Forty tuxedos. Billy Gray changed the trajectories of countless young lives, but everyone also remembers the snappiest dresser in town, from his pocket handkerchief to the shoes matching every suit. After his death, 40 perfectly matched tuxedo sets were hanging in his custom-built closet.

And when City Council named part of N. 6th Street in his honor, his grandson was wearing the last pair of shoes he bought but never wore.

“He was big on people growing,” said his daughter, Marla Estriplet, of Susquehanna Township. “To progress, to live better and do better, and to look in a mirror and feel better about themselves.”

Rev. Dr. William M. Gray Sr. grew up as the son of an Army nurse—unprecedented for a Black woman at the time, but she was “a driven person” who insisted that her children get an education, said Estriplet.

World War II interrupted Gray’s education. He joined the Army at age 16. As an MP, he guarded liberated concentration camps, a witness to the interment of victims’ bodies.

Coming home to Harrisburg, he returned to William Penn High School. Like other GIs, he could have left the classroom behind and gotten his GED, but he always preached finishing what you started. He wanted a degree in honor of the cheerful sister who died at 18 from pneumonia, Estriplet said.

In Europe, Gray received respect from Europeans as a soldier and an American. He didn’t get that love in the United States, he would tell his daughter.

“It opened his eyes to the different opportunities you don’t even imagine you could have,” she said.

Gray’s list of firsts includes the first Black Red Cross lifeguard and first Black swimming instructor at the YMCA. With the military, he boxed in England, France and Germany. In the states, he was a Golden Gloves champion, boxing at flyweight.

“He didn’t do minor things,” says Estriplet. “In most instances, he was always the first Black to do something because he wanted everyone to say you can come above what people say about you, you can come above the expectations others have of you.”

Reading at least 10 daily newspapers from around the country, Gray replicated the civil rights protests he read about. Some people remember him leading bus trips to desegregate Hersheypark. When the Ku Klux Klan burned crosses at homes being bought by Black families on Herr Street, Gray led marches there that opened the neighborhood.

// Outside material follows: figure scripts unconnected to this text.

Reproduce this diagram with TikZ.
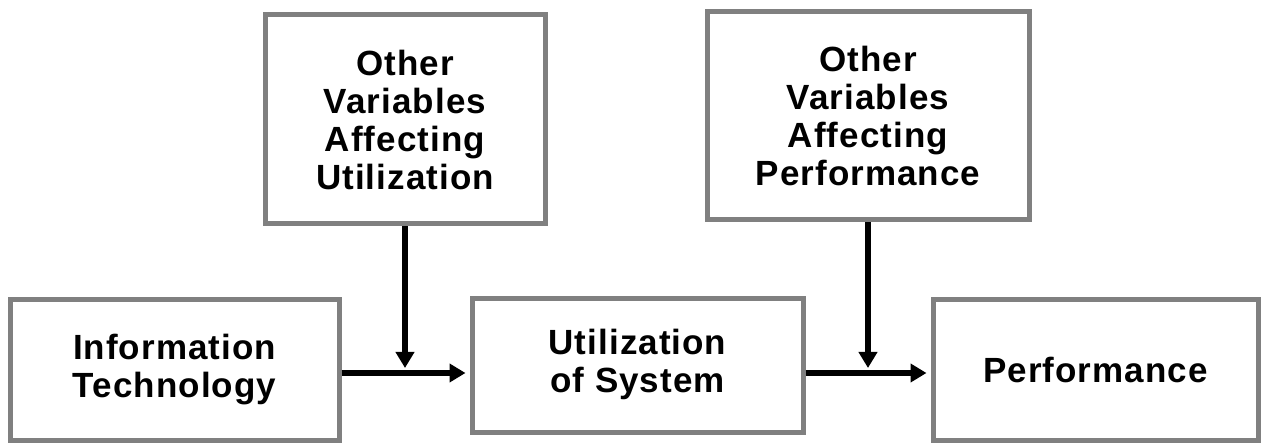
\documentclass[tikz,border=0pt]{standalone}
\usepackage{fontspec}
\setmainfont{Liberation Sans}[LetterSpace=3]
\usetikzlibrary{arrows.meta}
\begin{document}
\begin{tikzpicture}[x=1pt,y=-1pt,
  box/.style={draw=black!50, line width=5pt, fill=white, align=center,
    font=\bfseries\fontsize{35}{38}\selectfont, inner sep=0pt},
  flow/.style={line width=5.5pt, -{Triangle[length=16pt,width=18pt]}}]
\useasboundingbox (0,0) rectangle (1261,443);

% upper boxes: other variables
\node[box, minimum width=280pt, minimum height=209pt] (ovau) at (405,119.5)
  {Other\\Variables\\Affecting\\Utilization};
\node[box, minimum width=322pt, minimum height=208pt] (ovap) at (868,116)
  {Other\\Variables\\Affecting\\Performance};

% main chain
\node[box, minimum width=329pt, minimum height=140pt] (it) at (174.5,370)
  {Information\\Technology};
\node[box, minimum width=331pt, minimum height=133pt] (us) at (637.5,365.5)
  {\raisebox{9pt}{\begin{tabular}{@{}c@{}}Utilization\\of System\end{tabular}}};
\node[box, minimum width=325pt, minimum height=140pt] (perf) at (1095.5,370)
  {Performance};

% junctions where the side influences meet the chain
\coordinate (j1) at (ovau.south |- 0,373);
\coordinate (j2) at (ovap.south |- 0,373);

\draw[flow, shorten >=4pt] (it.east |- j1) -- (us.west |- j1);
\draw[flow, shorten >=4pt] (us.east |- j2) -- (perf.west |- j2);
\draw[flow, shorten >=5pt] (ovau.south) -- (j1);
\draw[flow, shorten >=5pt] (ovap.south) -- (j2);
\end{tikzpicture}
\end{document}
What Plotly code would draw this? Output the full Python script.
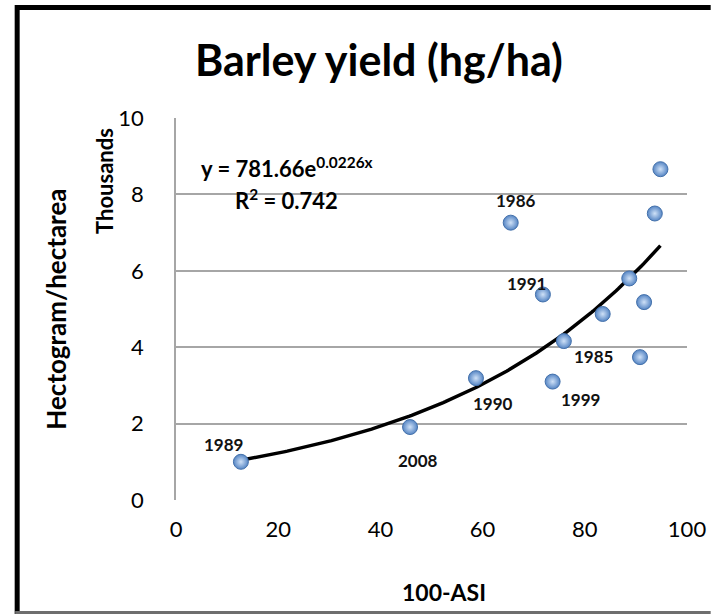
import numpy as np
import plotly.graph_objects as go

# ---- data (100-ASI vs barley yield, thousands of hg/ha) ----
asi = [12.7, 45.8, 58.7, 65.5, 71.8, 73.7, 75.9, 83.5, 88.7, 90.8, 91.6, 93.7, 94.8]
yield_k = [1.00, 1.91, 3.19, 7.26, 5.38, 3.10, 4.16, 4.87, 5.80, 3.74, 5.18, 7.50, 8.66]
year_labels = ["1989", "2008", "1990", "1986", "1991", "1999", "1985", "", "", "", "", "", ""]
# label offsets in px (dx right, dy up)
label_dx = [-17, 8, 17, 5, -16, 28, 30, 0, 0, 0, 0, 0, 0]
label_dy = [17, -33, -25, 22, 11, -18, -15, 0, 0, 0, 0, 0, 0]

# exponential trendline from the chart equation y = 781.66 e^(0.0226x) (hg/ha)
trend_a = 781.66
trend_b = 0.0226
x_ticks = [0, 20, 40, 60, 80, 100]
y_ticks = [0, 2, 4, 6, 8, 10]

W, H = 718, 614
L, R, T, B = 176, 694, 118, 500
FONT = "Lato"


def px(x):
    return (x - L) / (R - L)


def py(y):
    return (B - y) / (B - T)


xt = np.linspace(min(asi), max(asi), 200)
yt = trend_a * np.exp(trend_b * xt) / 1000.0

fig = go.Figure()
fig.add_trace(go.Scatter(x=xt, y=yt, mode="lines",
                         line=dict(color="black", width=3.5),
                         hoverinfo="skip", showlegend=False))
fig.add_trace(go.Scatter(
    x=asi, y=yield_k, mode="markers", showlegend=False,
    marker=dict(size=15, color="#5585c4",
                gradient=dict(type="radial", color="#cfe1f7"),
                line=dict(color="#4471ab", width=1))))

annotations = []
for x, y, t, dx, dy in zip(asi, yield_k, year_labels, label_dx, label_dy):
    if t:
        annotations.append(dict(x=x, y=y, xref="x", yref="y", text="<b>" + t + "</b>",
                                showarrow=False, xshift=dx, yshift=dy,
                                font=dict(family=FONT, size=17, color="#111111")))

annotations += [
    dict(x=px(382), y=py(60), xref="paper", yref="paper", text="<b>Barley yield (hg/ha)</b>",
         showarrow=False, font=dict(family=FONT, size=43, color="black"),
         xanchor="center", yanchor="middle"),
    dict(x=px(54), y=py(309), xref="paper", yref="paper", text="<b>Hectogram/hectarea</b>",
         showarrow=False, textangle=-90, font=dict(family=FONT, size=26, color="black"),
         xanchor="center", yanchor="middle"),
    dict(x=px(103), y=py(181), xref="paper", yref="paper", text="<b>Thousands</b>",
         showarrow=False, textangle=-90, font=dict(family=FONT, size=22, color="black"),
         xanchor="center", yanchor="middle"),
    dict(x=px(448), y=py(592), xref="paper", yref="paper", text="<b>100-ASI</b>",
         showarrow=False, font=dict(family=FONT, size=23, color="black"),
         xanchor="center", yanchor="middle"),
    dict(x=px(289), y=py(167), xref="paper", yref="paper",
         text="<b>y = 781.66e<sup>0.0226x</sup></b>",
         showarrow=False, font=dict(family=FONT, size=22, color="black"),
         xanchor="center", yanchor="middle"),
    dict(x=px(288), y=py(199), xref="paper", yref="paper",
         text="<b>R<sup>2</sup> = 0.742</b>",
         showarrow=False, font=dict(family=FONT, size=22, color="black"),
         xanchor="center", yanchor="middle"),
]

shapes = [
    # outer frame: black left and top, grey bottom
    dict(type="line", xref="paper", yref="paper", x0=px(15), x1=px(15), y0=py(5), y1=py(614),
         line=dict(color="black", width=5)),
    dict(type="line", xref="paper", yref="paper", x0=px(13), x1=px(718), y0=py(7.5), y1=py(7.5),
         line=dict(color="black", width=5)),
    dict(type="line", xref="paper", yref="paper", x0=px(13), x1=px(718), y0=py(612.5), y1=py(612.5),
         line=dict(color="#6e6e6e", width=3)),
]

fig.update_layout(
    width=W, height=H,
    margin=dict(l=L, r=W - R, t=T, b=H - B, pad=0),
    paper_bgcolor="white", plot_bgcolor="white",
    annotations=annotations, shapes=shapes,
    xaxis=dict(range=[0, 100], tickvals=x_ticks, showgrid=False, zeroline=False,
               showline=False, ticks="", ticklabelstandoff=14,
               tickfont=dict(family=FONT, size=22, color="black"), fixedrange=True),
    yaxis=dict(range=[0, 10], tickvals=y_ticks, showgrid=True, gridcolor="#a6a6a6", gridwidth=1.5,
               zeroline=False, showline=True, linecolor="#a6a6a6", linewidth=1.5,
               ticks="", ticklabelstandoff=26,
               tickfont=dict(family=FONT, size=22, color="black"), fixedrange=True),
)

fig.write_html("out.html", config={"displayModeBar": False},
               post_script="document.body.style.margin='0';document.body.style.overflow='hidden';")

Gray marched with Martin Luther King Jr., but Estriplet also laughed at the story of her dad “failing” a crucial test of that era, when aspirants to join sit-ins had to show they could endure, stoically, the kind of brutality and vitriol they would encounter. At Gray’s mock sit-in, a white actor spit at a Black woman, and—well, he was a fighter. Enraged, he jumped up, ready to duke it out, and had to be restrained.

“It didn’t matter that the guy was an actor and was helping,” Estriplet said. “In that instant, my dad forgot what he was doing, and he lost it.”

It’s hard to encapsulate Gray’s efforts. Associate pastor and deacon for the Second Baptist Church of Harrisburg and president of the Interdenominational Ministers Conference. Scoutmaster. Free SAT tutoring and job-search help, including for ex-prisoners, through a YMCA youth program. Teaching kids to fish and swim in the Susquehanna River. Taking local youth to New York City and a show at the Apollo Theatre. Organizing college nights and HBCU bus tours, which Judith Hill helped chaperone.

The underlying message: Opportunities beckoned.

“They were the bright star behind me choosing North Carolina Central University,” said Cammack.

Gray died in 2013 and is buried in Indiantown Gap National Cemetery. Estriplet believes her dad’s message today would be, “You can still become greater.”

“You have an opportunity clear up until the time you breathe your last breath to do great things,” she said. “And it’s not about doing great things for fame or for money. It’s about doing great things for one another, so that someone else can see your achievements and know that it can be done and never give up.”